Справедливости ради уточним, что многие из этих практик были гораздо более распространены и востребованы в европейских странах, нежели в России. Интересен и тот факт, что альтернативная история книжности развивалась волнообразно, с подъемами и спадами. Ключевыми можно считать две исторические формации: нидерландское барокко и английское викторианство. Непревзойденный библиофетишизм викторианцев жив и по сей день, презентуя специфику амбивалентного отношения к книгам – между глубочайшим почтением и вопиющим варварством.
Здесь стоит, помимо прочего, вспомнить и о бережном отношении к книге.
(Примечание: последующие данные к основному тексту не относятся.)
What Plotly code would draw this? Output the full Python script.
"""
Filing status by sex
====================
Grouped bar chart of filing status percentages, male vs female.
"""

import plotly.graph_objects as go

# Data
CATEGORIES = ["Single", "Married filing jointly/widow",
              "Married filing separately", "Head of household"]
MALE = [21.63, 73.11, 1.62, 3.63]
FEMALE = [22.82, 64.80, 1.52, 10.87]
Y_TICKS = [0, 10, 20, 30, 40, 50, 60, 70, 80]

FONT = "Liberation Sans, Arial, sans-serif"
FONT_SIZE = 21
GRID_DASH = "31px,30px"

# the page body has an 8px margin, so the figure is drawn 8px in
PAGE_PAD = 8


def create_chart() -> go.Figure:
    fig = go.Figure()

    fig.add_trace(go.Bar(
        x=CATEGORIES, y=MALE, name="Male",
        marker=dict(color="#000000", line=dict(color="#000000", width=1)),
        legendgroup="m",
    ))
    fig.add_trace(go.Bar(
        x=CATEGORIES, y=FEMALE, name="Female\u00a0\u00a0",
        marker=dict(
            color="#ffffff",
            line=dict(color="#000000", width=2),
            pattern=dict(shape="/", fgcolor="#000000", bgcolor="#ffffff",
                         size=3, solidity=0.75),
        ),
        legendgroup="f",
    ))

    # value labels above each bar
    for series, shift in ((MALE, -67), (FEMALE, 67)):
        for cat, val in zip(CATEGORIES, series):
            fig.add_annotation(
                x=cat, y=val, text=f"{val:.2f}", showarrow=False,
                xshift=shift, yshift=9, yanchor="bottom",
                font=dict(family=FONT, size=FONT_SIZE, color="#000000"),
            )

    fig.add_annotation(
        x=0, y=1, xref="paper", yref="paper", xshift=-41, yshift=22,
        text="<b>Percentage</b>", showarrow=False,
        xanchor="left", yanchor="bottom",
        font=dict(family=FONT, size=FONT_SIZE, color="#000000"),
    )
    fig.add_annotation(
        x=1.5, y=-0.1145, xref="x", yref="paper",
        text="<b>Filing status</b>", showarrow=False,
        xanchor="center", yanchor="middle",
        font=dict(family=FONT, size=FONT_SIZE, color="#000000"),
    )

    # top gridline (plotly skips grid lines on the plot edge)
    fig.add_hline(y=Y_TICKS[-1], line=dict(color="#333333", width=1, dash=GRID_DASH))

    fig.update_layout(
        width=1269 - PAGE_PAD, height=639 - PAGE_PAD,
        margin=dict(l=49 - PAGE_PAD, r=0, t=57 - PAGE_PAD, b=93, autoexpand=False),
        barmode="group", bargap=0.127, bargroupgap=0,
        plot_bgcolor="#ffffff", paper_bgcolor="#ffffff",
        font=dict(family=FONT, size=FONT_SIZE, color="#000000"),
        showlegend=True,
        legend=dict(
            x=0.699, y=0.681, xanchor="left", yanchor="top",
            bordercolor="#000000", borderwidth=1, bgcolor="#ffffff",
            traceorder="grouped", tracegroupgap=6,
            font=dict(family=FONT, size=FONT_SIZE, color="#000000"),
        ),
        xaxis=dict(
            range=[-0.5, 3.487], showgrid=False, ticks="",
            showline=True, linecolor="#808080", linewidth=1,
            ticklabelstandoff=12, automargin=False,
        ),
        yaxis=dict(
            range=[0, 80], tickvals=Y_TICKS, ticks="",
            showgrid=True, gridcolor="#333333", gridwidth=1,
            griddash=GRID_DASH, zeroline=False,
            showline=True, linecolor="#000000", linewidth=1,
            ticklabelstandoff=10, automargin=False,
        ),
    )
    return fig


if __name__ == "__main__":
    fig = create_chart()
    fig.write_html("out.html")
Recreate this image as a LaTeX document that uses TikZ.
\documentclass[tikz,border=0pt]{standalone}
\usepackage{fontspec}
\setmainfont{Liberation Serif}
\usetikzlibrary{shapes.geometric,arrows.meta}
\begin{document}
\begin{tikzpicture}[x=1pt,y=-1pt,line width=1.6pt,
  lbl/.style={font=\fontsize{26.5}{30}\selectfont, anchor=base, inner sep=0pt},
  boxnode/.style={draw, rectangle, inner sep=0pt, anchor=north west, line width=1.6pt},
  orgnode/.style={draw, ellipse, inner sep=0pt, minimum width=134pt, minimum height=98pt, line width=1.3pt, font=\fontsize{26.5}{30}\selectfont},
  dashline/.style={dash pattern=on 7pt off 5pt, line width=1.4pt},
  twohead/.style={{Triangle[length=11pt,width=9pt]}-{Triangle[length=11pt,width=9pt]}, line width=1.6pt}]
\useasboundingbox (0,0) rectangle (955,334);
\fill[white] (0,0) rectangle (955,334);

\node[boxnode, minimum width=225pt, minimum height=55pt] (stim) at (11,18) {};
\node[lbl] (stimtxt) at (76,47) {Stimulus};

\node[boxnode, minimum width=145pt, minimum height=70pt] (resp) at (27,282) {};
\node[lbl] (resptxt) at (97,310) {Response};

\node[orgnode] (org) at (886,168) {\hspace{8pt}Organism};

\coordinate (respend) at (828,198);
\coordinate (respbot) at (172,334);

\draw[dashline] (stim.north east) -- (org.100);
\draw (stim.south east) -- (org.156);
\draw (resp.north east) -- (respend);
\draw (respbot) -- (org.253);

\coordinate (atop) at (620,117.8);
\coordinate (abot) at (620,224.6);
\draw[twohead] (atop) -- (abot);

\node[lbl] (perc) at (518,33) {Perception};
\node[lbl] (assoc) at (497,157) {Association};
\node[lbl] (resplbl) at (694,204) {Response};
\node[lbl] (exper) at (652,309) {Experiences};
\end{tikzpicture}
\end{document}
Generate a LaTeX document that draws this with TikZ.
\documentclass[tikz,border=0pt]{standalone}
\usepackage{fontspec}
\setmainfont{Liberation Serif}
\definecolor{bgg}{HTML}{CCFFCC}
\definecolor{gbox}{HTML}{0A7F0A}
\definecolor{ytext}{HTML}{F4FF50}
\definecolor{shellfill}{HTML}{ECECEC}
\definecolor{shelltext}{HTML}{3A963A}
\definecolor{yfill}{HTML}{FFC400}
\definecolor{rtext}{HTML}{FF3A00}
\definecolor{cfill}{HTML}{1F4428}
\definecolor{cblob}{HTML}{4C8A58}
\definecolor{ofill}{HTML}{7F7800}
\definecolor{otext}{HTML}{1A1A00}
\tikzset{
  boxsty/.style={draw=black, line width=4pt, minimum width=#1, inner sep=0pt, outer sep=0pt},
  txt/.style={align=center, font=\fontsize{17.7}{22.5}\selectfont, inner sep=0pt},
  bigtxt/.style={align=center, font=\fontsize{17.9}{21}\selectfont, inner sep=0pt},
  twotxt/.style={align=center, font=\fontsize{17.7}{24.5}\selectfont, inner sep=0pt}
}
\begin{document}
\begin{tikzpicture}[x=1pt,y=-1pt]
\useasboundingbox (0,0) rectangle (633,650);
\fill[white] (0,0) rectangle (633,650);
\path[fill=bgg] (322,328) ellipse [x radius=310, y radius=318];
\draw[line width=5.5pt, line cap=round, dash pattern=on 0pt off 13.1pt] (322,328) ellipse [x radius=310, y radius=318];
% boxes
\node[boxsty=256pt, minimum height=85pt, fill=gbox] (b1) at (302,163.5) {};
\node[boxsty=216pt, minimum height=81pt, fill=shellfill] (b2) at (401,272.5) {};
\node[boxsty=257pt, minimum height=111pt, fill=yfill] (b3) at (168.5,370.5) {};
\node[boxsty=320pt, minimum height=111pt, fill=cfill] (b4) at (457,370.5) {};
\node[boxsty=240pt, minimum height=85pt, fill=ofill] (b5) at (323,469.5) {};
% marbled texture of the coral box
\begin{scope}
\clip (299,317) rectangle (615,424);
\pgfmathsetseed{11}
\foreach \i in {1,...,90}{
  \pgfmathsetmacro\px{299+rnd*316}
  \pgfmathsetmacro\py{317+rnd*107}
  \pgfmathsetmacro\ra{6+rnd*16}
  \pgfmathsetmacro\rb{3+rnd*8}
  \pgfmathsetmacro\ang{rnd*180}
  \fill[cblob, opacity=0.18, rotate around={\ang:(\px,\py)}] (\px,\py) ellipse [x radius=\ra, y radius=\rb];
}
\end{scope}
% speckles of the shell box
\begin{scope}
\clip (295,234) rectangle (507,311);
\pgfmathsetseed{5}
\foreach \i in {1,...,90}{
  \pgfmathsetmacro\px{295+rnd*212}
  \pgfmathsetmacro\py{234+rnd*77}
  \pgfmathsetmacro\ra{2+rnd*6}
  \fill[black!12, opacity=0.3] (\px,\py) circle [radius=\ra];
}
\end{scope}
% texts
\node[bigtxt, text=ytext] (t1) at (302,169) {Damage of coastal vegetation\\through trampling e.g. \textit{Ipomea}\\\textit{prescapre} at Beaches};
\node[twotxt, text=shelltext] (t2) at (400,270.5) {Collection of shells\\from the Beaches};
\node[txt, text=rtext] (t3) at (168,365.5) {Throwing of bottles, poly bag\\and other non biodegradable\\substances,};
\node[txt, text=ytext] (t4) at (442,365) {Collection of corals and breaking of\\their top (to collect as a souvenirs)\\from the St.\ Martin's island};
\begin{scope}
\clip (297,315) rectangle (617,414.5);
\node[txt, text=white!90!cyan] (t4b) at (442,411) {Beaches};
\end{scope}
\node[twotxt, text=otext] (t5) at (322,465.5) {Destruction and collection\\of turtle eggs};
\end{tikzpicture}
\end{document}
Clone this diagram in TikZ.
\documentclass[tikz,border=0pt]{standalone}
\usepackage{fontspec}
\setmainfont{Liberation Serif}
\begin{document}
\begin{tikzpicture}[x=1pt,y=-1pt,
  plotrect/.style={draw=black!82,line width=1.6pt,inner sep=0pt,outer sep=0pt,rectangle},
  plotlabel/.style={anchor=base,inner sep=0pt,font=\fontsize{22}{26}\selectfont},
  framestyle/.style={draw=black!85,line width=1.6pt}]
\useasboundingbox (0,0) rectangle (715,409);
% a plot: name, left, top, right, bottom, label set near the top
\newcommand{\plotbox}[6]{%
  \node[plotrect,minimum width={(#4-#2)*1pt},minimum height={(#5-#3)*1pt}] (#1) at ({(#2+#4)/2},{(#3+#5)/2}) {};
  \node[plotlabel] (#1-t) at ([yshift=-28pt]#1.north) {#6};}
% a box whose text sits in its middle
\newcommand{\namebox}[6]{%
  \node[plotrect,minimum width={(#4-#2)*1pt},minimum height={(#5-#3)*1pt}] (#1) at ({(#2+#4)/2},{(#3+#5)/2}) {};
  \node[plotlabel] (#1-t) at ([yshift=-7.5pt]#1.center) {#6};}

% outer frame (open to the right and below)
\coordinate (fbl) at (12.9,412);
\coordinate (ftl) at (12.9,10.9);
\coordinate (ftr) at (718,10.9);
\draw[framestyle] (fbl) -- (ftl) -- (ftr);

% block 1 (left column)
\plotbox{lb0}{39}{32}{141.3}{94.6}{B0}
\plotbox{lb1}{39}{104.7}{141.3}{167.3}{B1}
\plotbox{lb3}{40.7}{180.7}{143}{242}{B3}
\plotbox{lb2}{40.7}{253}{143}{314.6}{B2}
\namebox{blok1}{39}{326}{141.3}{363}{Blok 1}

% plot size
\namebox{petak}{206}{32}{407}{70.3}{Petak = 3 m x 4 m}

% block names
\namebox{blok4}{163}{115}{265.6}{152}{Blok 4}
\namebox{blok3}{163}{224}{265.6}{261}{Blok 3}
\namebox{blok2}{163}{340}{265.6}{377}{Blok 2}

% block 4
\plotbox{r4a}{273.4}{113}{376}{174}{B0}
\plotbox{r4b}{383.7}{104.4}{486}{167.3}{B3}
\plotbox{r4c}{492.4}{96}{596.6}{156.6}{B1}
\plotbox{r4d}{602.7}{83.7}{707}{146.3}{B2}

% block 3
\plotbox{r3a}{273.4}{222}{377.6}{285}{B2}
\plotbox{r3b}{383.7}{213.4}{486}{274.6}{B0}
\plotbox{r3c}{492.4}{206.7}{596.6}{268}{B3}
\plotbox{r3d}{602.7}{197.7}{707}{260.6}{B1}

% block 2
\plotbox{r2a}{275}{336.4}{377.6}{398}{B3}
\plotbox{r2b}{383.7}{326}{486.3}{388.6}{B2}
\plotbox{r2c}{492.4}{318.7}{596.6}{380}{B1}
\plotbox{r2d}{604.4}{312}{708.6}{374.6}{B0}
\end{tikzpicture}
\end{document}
Впрочем, если вдуматься, призывы и напоминания подобного рода относятся не столько к объективным требованиям, обусловленным дефицитом книг или невозможностью быстрой замены обветшавших экземпляров, сколько к столетиями культивируемому ритуалу. Лозунг советских плакатов «Берегите книгу!» не прагматическое напоминание наподобие «Соблюдайте правила пожарной безопасности!», а скорее обрядовая формула вроде «берегите честь» или «храните любовь».
Однако ритуалы хороши тем, что поддерживают иерархию социальных отношений и постоянство культурных канонов. Небрежное, а часто даже циничное отношение к книге нынче прикрывается красивыми эвфемизмами. Выдворение ненужных томов из квартиры в подъезд стыдливо называют буккроссингом. Уничтожение домашних библиотек горделиво именуют освобождением от визуального шума. Использованию книг в сомнительных творческих экспериментах дают пафосное определение «вторая жизнь».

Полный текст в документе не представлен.